_Material:_
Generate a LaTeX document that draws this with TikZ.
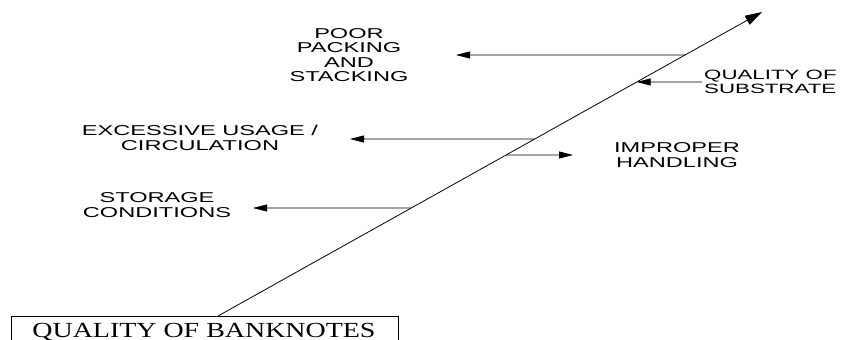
\documentclass[tikz,border=0pt]{standalone}
\usepackage{fontspec}
\setmainfont{Liberation Sans}
\newfontfamily\lblfont[FakeStretch=1.65]{Liberation Sans}
\newfontfamily\boxfont[FakeStretch=1.3]{Liberation Serif}
\usetikzlibrary{arrows.meta,calc}
\begin{document}
\begin{tikzpicture}[x=1pt,y=-1pt,
  lbl/.style={align=center,inner sep=0pt,font=\lblfont\fontsize{14.3}{14.5}\selectfont},
  lblleft/.style={align=left,inner sep=0pt,font=\lblfont\fontsize{13.5}{13.5}\selectfont},
  cause/.style={line width=0.8pt,-{Triangle[length=14pt,width=7pt]}},
  spine/.style={line width=0.8pt,-{Triangle[length=17pt,width=10pt]}},
  titlebox/.style={draw,line width=0.8pt,minimum width=387pt,minimum height=36pt,inner sep=0pt,anchor=north west}
]
\useasboundingbox (0,0) rectangle (855,340);
% title box (cut at the bottom of the picture)
\begin{scope}
\clip (0,0) rectangle (855,340);
\node[titlebox] (box) at (11,316) {};
\end{scope}
\node[anchor=base,inner sep=0pt,font=\boxfont\fontsize{21.5}{21.5}\selectfont] (title) at (204,337) {QUALITY OF BANKNOTES};
% spine
\coordinate (s) at (218,316);
\coordinate (e) at (762,12);
\draw[spine] (s) -- (e);
% points on spine
\coordinate (pPack) at ($(s)!{(316-55)/304}!(e)$);
\coordinate (pSub)  at ($(s)!{(316-82)/304}!(e)$);
\coordinate (pExc)  at ($(s)!{(316-139)/304}!(e)$);
\coordinate (pImp)  at ($(s)!{(316-155)/304}!(e)$);
\coordinate (pSto)  at ($(s)!{(316-208)/304}!(e)$);
% labels
\node[lbl] (pack) at (349,55) {POOR\\PACKING\\AND\\STACKING};
\node[lblleft,anchor=west] (sub) at (704,82) {QUALITY OF\\SUBSTRATE};
\node[lbl] (exc) at (200,138) {EXCESSIVE USAGE /\\CIRCULATION};
\node[lbl] (imp) at (677,155) {IMPROPER\\HANDLING};
\node[lbl] (sto) at (157,205) {STORAGE\\CONDITIONS};
% tips
\coordinate (tPack) at (456,55);
\coordinate (tSub) at (702,82);
\coordinate (tExc) at (350,139);
\coordinate (tImp) at (573,155);
\coordinate (tSto) at (253,208);
% cause arrows
\draw[cause] (pPack) -- (tPack);
\draw[cause] (tSub) -- (pSub);
\draw[cause] (pExc) -- (tExc);
\draw[cause] (pImp) -- (tImp);
\draw[cause] (pSto) -- (tSto);
\end{tikzpicture}
\end{document}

_What is needed:_
Every line above should be repeated exactly; pictures stay out of the copy.

_Output for this task:_
Generate a LaTeX document that draws this with TikZ.
\documentclass[tikz,border=0pt]{standalone}
\usepackage{fontspec}
\setmainfont{Liberation Sans}
\newfontfamily\lblfont[FakeStretch=1.65]{Liberation Sans}
\newfontfamily\boxfont[FakeStretch=1.3]{Liberation Serif}
\usetikzlibrary{arrows.meta,calc}
\begin{document}
\begin{tikzpicture}[x=1pt,y=-1pt,
  lbl/.style={align=center,inner sep=0pt,font=\lblfont\fontsize{14.3}{14.5}\selectfont},
  lblleft/.style={align=left,inner sep=0pt,font=\lblfont\fontsize{13.5}{13.5}\selectfont},
  cause/.style={line width=0.8pt,-{Triangle[length=14pt,width=7pt]}},
  spine/.style={line width=0.8pt,-{Triangle[length=17pt,width=10pt]}},
  titlebox/.style={draw,line width=0.8pt,minimum width=387pt,minimum height=36pt,inner sep=0pt,anchor=north west}
]
\useasboundingbox (0,0) rectangle (855,340);
% title box (cut at the bottom of the picture)
\begin{scope}
\clip (0,0) rectangle (855,340);
\node[titlebox] (box) at (11,316) {};
\end{scope}
\node[anchor=base,inner sep=0pt,font=\boxfont\fontsize{21.5}{21.5}\selectfont] (title) at (204,337) {QUALITY OF BANKNOTES};
% spine
\coordinate (s) at (218,316);
\coordinate (e) at (762,12);
\draw[spine] (s) -- (e);
% points on spine
\coordinate (pPack) at ($(s)!{(316-55)/304}!(e)$);
\coordinate (pSub)  at ($(s)!{(316-82)/304}!(e)$);
\coordinate (pExc)  at ($(s)!{(316-139)/304}!(e)$);
\coordinate (pImp)  at ($(s)!{(316-155)/304}!(e)$);
\coordinate (pSto)  at ($(s)!{(316-208)/304}!(e)$);
% labels
\node[lbl] (pack) at (349,55) {POOR\\PACKING\\AND\\STACKING};
\node[lblleft,anchor=west] (sub) at (704,82) {QUALITY OF\\SUBSTRATE};
\node[lbl] (exc) at (200,138) {EXCESSIVE USAGE /\\CIRCULATION};
\node[lbl] (imp) at (677,155) {IMPROPER\\HANDLING};
\node[lbl] (sto) at (157,205) {STORAGE\\CONDITIONS};
% tips
\coordinate (tPack) at (456,55);
\coordinate (tSub) at (702,82);
\coordinate (tExc) at (350,139);
\coordinate (tImp) at (573,155);
\coordinate (tSto) at (253,208);
% cause arrows
\draw[cause] (pPack) -- (tPack);
\draw[cause] (tSub) -- (pSub);
\draw[cause] (pExc) -- (tExc);
\draw[cause] (pImp) -- (tImp);
\draw[cause] (pSto) -- (tSto);
\end{tikzpicture}
\end{document}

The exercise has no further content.